Cela m'amène à un autre point que j'aimerais soulever. Les scandales causés par les conflits d'intérêts sont plus fréquents dans le groupe des députés et des ministres fédéraux que dans le groupe de leurs homologues provinciaux. Cet écart est dû principalement au fait que dans la plupart des provinces, les élus sont tenus de rencontrer les commissaires à l'éthique dans les deux mois suivant leur élection, puis chaque année par la suite.
Au cours de ma carrière, j'ai mené des entrevues avec un bon nombre de ces commissaires. Tous ont souligné à quel point ces rencontres étaient importantes pour clarifier les règles sur les conflits d'intérêts.
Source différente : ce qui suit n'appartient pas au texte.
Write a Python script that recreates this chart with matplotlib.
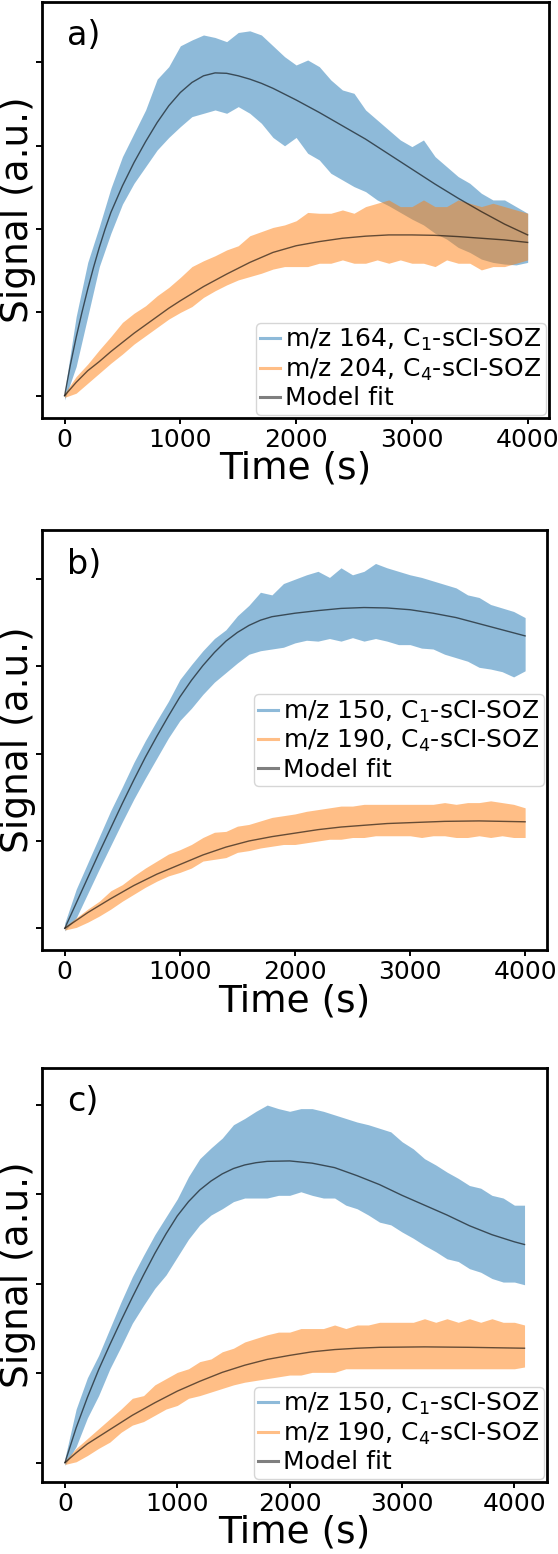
import matplotlib
matplotlib.use("Agg")
import matplotlib.pyplot as plt
from matplotlib.lines import Line2D

# ---------------- data ----------------
# times (s) at which the edges of the noisy signal bands were read
T_ENV_AB = list(range(0, 4001, 100))
T_ENV_C = list(range(0, 4001, 100)) + [4090]

# panel a) -- m/z 164 (blue) and m/z 204 (orange), upper / lower edge of the noisy trace
A_BLUE_HI = [0.05, 0.95, 1.60, 2.03, 2.49, 2.87, 3.15, 3.43, 3.80, 3.95, 4.20, 4.27, 4.33, 4.30,
             4.25, 4.36, 4.38, 4.33, 4.20, 4.07, 3.97, 4.03, 3.95, 3.79, 3.67, 3.63, 3.43, 3.31,
             3.19, 3.07, 2.99, 3.07, 2.87, 2.75, 2.63, 2.55, 2.43, 2.35, 2.35, 2.27, 2.19]
A_BLUE_LO = [-0.05, 0.35, 0.95, 1.55, 1.95, 2.30, 2.55, 2.75, 2.95, 3.10, 3.23, 3.35, 3.39, 3.43,
             3.39, 3.47, 3.39, 3.27, 3.10, 3.00, 3.10, 2.91, 2.83, 2.67, 2.59, 2.51, 2.45, 2.35,
             2.28, 2.20, 2.12, 2.05, 1.95, 1.88, 1.78, 1.72, 1.64, 1.60, 1.58, 1.57, 1.60]
A_ORANGE_HI = [0.03, 0.23, 0.38, 0.55, 0.71, 0.88, 0.99, 1.08, 1.20, 1.30, 1.42, 1.55, 1.62, 1.68,
               1.75, 1.80, 1.92, 1.97, 2.02, 2.05, 2.10, 2.20, 2.19, 2.19, 2.23, 2.19, 2.27, 2.31,
               2.35, 2.27, 2.27, 2.35, 2.27, 2.27, 2.35, 2.31, 2.27, 2.31, 2.27, 2.23, 2.19]
A_ORANGE_LO = [-0.02, 0.03, 0.15, 0.27, 0.39, 0.50, 0.62, 0.72, 0.82, 0.92, 1.00, 1.07, 1.18, 1.26,
               1.33, 1.39, 1.43, 1.47, 1.52, 1.55, 1.55, 1.55, 1.59, 1.59, 1.63, 1.59, 1.59, 1.63,
               1.59, 1.63, 1.59, 1.59, 1.55, 1.63, 1.59, 1.59, 1.51, 1.55, 1.55, 1.59, 1.63]
A_FIT_BLUE_T = [0, 50, 100, 150, 200, 250, 300, 350, 400, 500, 600, 700, 800, 900, 1000, 1100,
                1200, 1300, 1400, 1500, 1600, 1700, 1800, 1900, 2000, 2200, 2400, 2600, 2800,
                3000, 3200, 3400, 3600, 3800, 4000]
A_FIT_BLUE = [0, 0.37, 0.70, 1.00, 1.28, 1.54, 1.78, 2.00, 2.20, 2.52, 2.80, 3.05, 3.28, 3.48,
              3.64, 3.76, 3.84, 3.875, 3.87, 3.84, 3.80, 3.75, 3.69, 3.62, 3.55, 3.40, 3.24,
              3.08, 2.90, 2.72, 2.54, 2.37, 2.21, 2.06, 1.93]
A_FIT_ORANGE_T = [0, 100, 200, 300, 400, 500, 600, 700, 800, 900, 1000, 1200, 1400, 1600, 1800,
                  2000, 2200, 2400, 2600, 2800, 3000, 3200, 3400, 3600, 3800, 4000]
A_FIT_ORANGE = [0, 0.16, 0.30, 0.41, 0.53, 0.64, 0.75, 0.85, 0.95, 1.05, 1.14, 1.31, 1.46, 1.60,
                1.72, 1.80, 1.85, 1.89, 1.915, 1.93, 1.93, 1.925, 1.91, 1.89, 1.87, 1.84]

# panel b) -- m/z 150 (blue) and m/z 190 (orange)
B_BLUE_HI = [0.06, 0.45, 0.75, 1.05, 1.35, 1.62, 1.90, 2.15, 2.38, 2.60, 2.85, 3.02, 3.18, 3.32,
             3.42, 3.58, 3.70, 3.85, 3.82, 3.95, 4.00, 4.05, 4.09, 4.02, 4.13, 4.05, 4.09, 4.18,
             4.13, 4.09, 4.05, 4.02, 3.98, 3.94, 3.90, 3.82, 3.79, 3.71, 3.67, 3.63, 3.56]
B_BLUE_LO = [-0.03, 0.12, 0.40, 0.68, 0.95, 1.22, 1.48, 1.72, 1.95, 2.18, 2.38, 2.52, 2.68, 2.82,
             2.93, 3.04, 3.14, 3.18, 3.20, 3.22, 3.27, 3.30, 3.29, 3.32, 3.29, 3.33, 3.29, 3.32,
             3.29, 3.25, 3.25, 3.21, 3.20, 3.14, 3.10, 3.06, 2.99, 2.97, 2.94, 2.88, 2.95]
B_ORANGE_HI = [0.02, 0.12, 0.22, 0.31, 0.43, 0.50, 0.60, 0.69, 0.77, 0.85, 0.90, 0.96, 1.04, 1.10,
               1.11, 1.17, 1.19, 1.23, 1.27, 1.29, 1.31, 1.34, 1.36, 1.38, 1.40, 1.40, 1.42, 1.42,
               1.42, 1.42, 1.42, 1.42, 1.42, 1.44, 1.42, 1.44, 1.44, 1.46, 1.44, 1.42, 1.38]
B_ORANGE_LO = [-0.02, 0.01, 0.07, 0.14, 0.22, 0.31, 0.39, 0.47, 0.54, 0.60, 0.64, 0.69, 0.77, 0.79,
               0.81, 0.87, 0.89, 0.92, 0.94, 0.96, 0.96, 0.98, 1.00, 1.02, 1.02, 1.04, 1.04, 1.06,
               1.06, 1.06, 1.06, 1.04, 1.06, 1.06, 1.04, 1.04, 1.06, 1.04, 1.06, 1.04, 1.04]
B_FIT_BLUE_T = [0, 100, 200, 300, 400, 500, 600, 700, 800, 900, 1000, 1100, 1200, 1300, 1400,
                1500, 1600, 1700, 1800, 2000, 2200, 2400, 2600, 2800, 3000, 3200, 3400, 3600,
                3800, 4000]
B_FIT_BLUE = [0, 0.29, 0.58, 0.87, 1.15, 1.43, 1.70, 1.96, 2.20, 2.43, 2.65, 2.84, 3.01, 3.16,
              3.29, 3.39, 3.47, 3.53, 3.57, 3.61, 3.64, 3.665, 3.675, 3.67, 3.65, 3.61, 3.56,
              3.49, 3.42, 3.35]
B_FIT_ORANGE_T = [0, 100, 200, 400, 600, 800, 1000, 1200, 1400, 1600, 1800, 2000, 2200, 2400,
                  2600, 2800, 3000, 3300, 3600, 4000]
B_FIT_ORANGE = [0, 0.09, 0.18, 0.34, 0.49, 0.62, 0.73, 0.84, 0.93, 1.00, 1.05, 1.09, 1.13, 1.16,
                1.18, 1.20, 1.21, 1.225, 1.23, 1.22]

# panel c) -- m/z 150 (blue) and m/z 190 (orange)
C_BLUE_HI = [0.05, 0.60, 0.95, 1.20, 1.50, 1.80, 2.08, 2.32, 2.55, 2.75, 2.95, 3.20, 3.40, 3.52,
             3.63, 3.78, 3.85, 3.93, 4.00, 3.96, 3.93, 3.96, 3.96, 3.93, 3.89, 3.85, 3.81, 3.78,
             3.74, 3.70, 3.59, 3.51, 3.40, 3.33, 3.25, 3.18, 3.10, 3.07, 2.99, 2.96, 2.88, 2.88]
C_BLUE_LO = [-0.03, 0.18, 0.50, 0.75, 1.05, 1.30, 1.56, 1.76, 1.95, 2.10, 2.30, 2.50, 2.66, 2.77,
             2.84, 2.92, 2.96, 2.96, 2.96, 2.99, 2.99, 3.03, 2.99, 2.96, 2.96, 2.88, 2.84, 2.77,
             2.69, 2.66, 2.58, 2.51, 2.43, 2.36, 2.28, 2.25, 2.17, 2.13, 2.06, 2.02, 2.02, 1.99]
C_ORANGE_HI = [0.02, 0.16, 0.27, 0.38, 0.49, 0.60, 0.72, 0.75, 0.87, 0.94, 1.01, 1.05, 1.13, 1.16,
               1.24, 1.28, 1.35, 1.39, 1.43, 1.46, 1.46, 1.50, 1.50, 1.50, 1.54, 1.50, 1.54, 1.54,
               1.57, 1.57, 1.57, 1.57, 1.61, 1.57, 1.61, 1.57, 1.61, 1.57, 1.61, 1.57, 1.57, 1.54]
C_ORANGE_LO = [-0.02, 0.01, 0.08, 0.16, 0.23, 0.34, 0.42, 0.46, 0.53, 0.60, 0.64, 0.72, 0.75, 0.79,
               0.83, 0.87, 0.90, 0.92, 0.94, 0.96, 0.98, 0.98, 1.01, 1.01, 1.01, 1.05, 1.05, 1.05,
               1.05, 1.05, 1.05, 1.05, 1.05, 1.05, 1.05, 1.05, 1.05, 1.05, 1.05, 1.05, 1.05, 1.07]
C_FIT_BLUE_T = [0, 100, 200, 300, 400, 500, 600, 700, 800, 900, 1000, 1100, 1200, 1300, 1400,
                1500, 1600, 1700, 1800, 2000, 2200, 2400, 2600, 2800, 3000, 3200, 3400, 3600,
                3800, 4000, 4090]
C_FIT_BLUE = [0, 0.39, 0.73, 1.04, 1.32, 1.59, 1.85, 2.10, 2.34, 2.56, 2.76, 2.92, 3.05, 3.15,
              3.23, 3.29, 3.33, 3.355, 3.37, 3.375, 3.35, 3.30, 3.21, 3.11, 2.99, 2.88, 2.77,
              2.65, 2.55, 2.47, 2.44]
C_FIT_ORANGE_T = [0, 100, 200, 400, 600, 800, 1000, 1200, 1400, 1600, 1800, 2000, 2200, 2400,
                  2600, 2800, 3200, 3600, 4090]
C_FIT_ORANGE = [0, 0.11, 0.21, 0.37, 0.53, 0.67, 0.80, 0.91, 1.01, 1.09, 1.155, 1.20, 1.24, 1.265,
                1.28, 1.29, 1.295, 1.29, 1.28]

X_TICKS = [0, 1000, 2000, 3000, 4000]
Y_TICKS = [0, 1, 2, 3, 4]
PANEL_LABELS = ["a)", "b)", "c)"]
LEGEND_A = ["m/z 164, C$_1$-sCI-SOZ", "m/z 204, C$_4$-sCI-SOZ", "Model fit"]
LEGEND_BC = ["m/z 150, C$_1$-sCI-SOZ", "m/z 190, C$_4$-sCI-SOZ", "Model fit"]

# ---------------- figure ----------------
W, H = 558, 1554
fig = plt.figure(figsize=(W / 100, H / 100), dpi=100)

def rect(l, r, t, b):
    return [l / W, 1 - b / H, (r - l) / W, (b - t) / H]

panels = [
    dict(rect=rect(42, 548.5, 2, 417.7), t=T_ENV_AB, bh=A_BLUE_HI, bl=A_BLUE_LO,
         oh=A_ORANGE_HI, ol=A_ORANGE_LO, fbt=A_FIT_BLUE_T, fb=A_FIT_BLUE,
         fot=A_FIT_ORANGE_T, fo=A_FIT_ORANGE, xlim=(-195, 4180), ylim=(-0.264, 4.726),
         labels=LEGEND_A, loc="lower right"),
    dict(rect=rect(42, 547, 530.3, 950), t=T_ENV_AB, bh=B_BLUE_HI, bl=B_BLUE_LO,
         oh=B_ORANGE_HI, ol=B_ORANGE_LO, fbt=B_FIT_BLUE_T, fb=B_FIT_BLUE,
         fot=B_FIT_ORANGE_T, fo=B_FIT_ORANGE, xlim=(-198, 4190), ylim=(-0.249, 4.56),
         labels=LEGEND_BC, loc="center right"),
    dict(rect=rect(42, 547, 1067.5, 1481.7), t=T_ENV_C, bh=C_BLUE_HI, bl=C_BLUE_LO,
         oh=C_ORANGE_HI, ol=C_ORANGE_LO, fbt=C_FIT_BLUE_T, fb=C_FIT_BLUE,
         fot=C_FIT_ORANGE_T, fo=C_FIT_ORANGE, xlim=(-204, 4290), ylim=(-0.213, 4.42),
         labels=LEGEND_BC, loc="lower right"),
]

for p, plabel in zip(panels, PANEL_LABELS):
    ax = fig.add_axes(p["rect"])
    ax.fill_between(p["t"], p["bl"], p["bh"], color="C0", alpha=0.5, linewidth=0)
    ax.fill_between(p["t"], p["ol"], p["oh"], color="C1", alpha=0.5, linewidth=0)
    ax.plot(p["fbt"], p["fb"], color="k", alpha=0.6, lw=1.0)
    ax.plot(p["fot"], p["fo"], color="k", alpha=0.6, lw=1.0)
    ax.set_xlim(*p["xlim"])
    ax.set_ylim(*p["ylim"])
    ax.set_xticks(X_TICKS)
    ax.set_yticks(Y_TICKS)
    ax.set_yticklabels([])
    ax.tick_params(direction="out", length=4.5, width=1.4, labelsize=18, pad=3)
    for s in ax.spines.values():
        s.set_linewidth(2)
    ax.set_xlabel("Time (s)", fontsize=27)
    ax.xaxis.set_label_coords(0.5, -0.08)
    ax.set_ylabel("Signal (a.u.)", fontsize=27)
    ax.yaxis.set_label_coords(-0.011, 0.5)
    ax.text(0.05, 0.896, plabel, transform=ax.transAxes, fontsize=24, va="baseline")
    handles = [Line2D([], [], color="C0", alpha=0.5, lw=2.2),
               Line2D([], [], color="C1", alpha=0.5, lw=2.2),
               Line2D([], [], color="k", alpha=0.5, lw=2.2)]
    ax.legend(handles, p["labels"], loc=p["loc"], fontsize=18, handlelength=0.8,
              handletextpad=0.2, borderpad=0.17, labelspacing=0.14, borderaxespad=0.12)

fig.savefig("out.png", dpi=100)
Elles encouragent également les élus à consulter le commissaire chaque fois qu'ils ont des doutes sur la présence de conflits d'intérêts.
Au fédéral, ces rencontres sont facultatives si je comprends bien. Toutefois, chaque député et chaque ministre a un conseiller qui lui est affecté par le commissaire. Cela vaudrait la peine de se pencher sur l'utilité de renforcer le système de conseillers de quelque manière que ce soit et de se poser la question de savoir s'il faut rendre obligatoires les rencontres avec les conseillers.
De 1990 à 1991, le gouvernement Mulroney a établi la Commission royale sur la réforme électorale et le financement des partis. La Commission a accompli un travail remarquable, notamment la production de 12 volumes de rapports de recherche. J'avais préparé un document pour la Commission sur la manière de déterminer le montant maximal autorisé des dons individuels et des dons d'entreprises aux candidats et aux partis. Peut-être que le moment est venu de lancer une autre commission royale qui se pencherait sur des questions complexes telles que la prévention des conflits d'intérêts apparents de même que la mise en place de fiducies sans droit de regard efficaces et de filtres éthiques efficaces. Ce sont des questions très complexes qui mériteraient une étude approfondie.
J'étudie l'éthique en politique parce que je suis convaincu que plus le public croira au caractère éthique du système, plus les personnes de qualité comme celles à qui je m'adresse aujourd'hui seront portées à se lancer en politique. Continuez votre bon travail.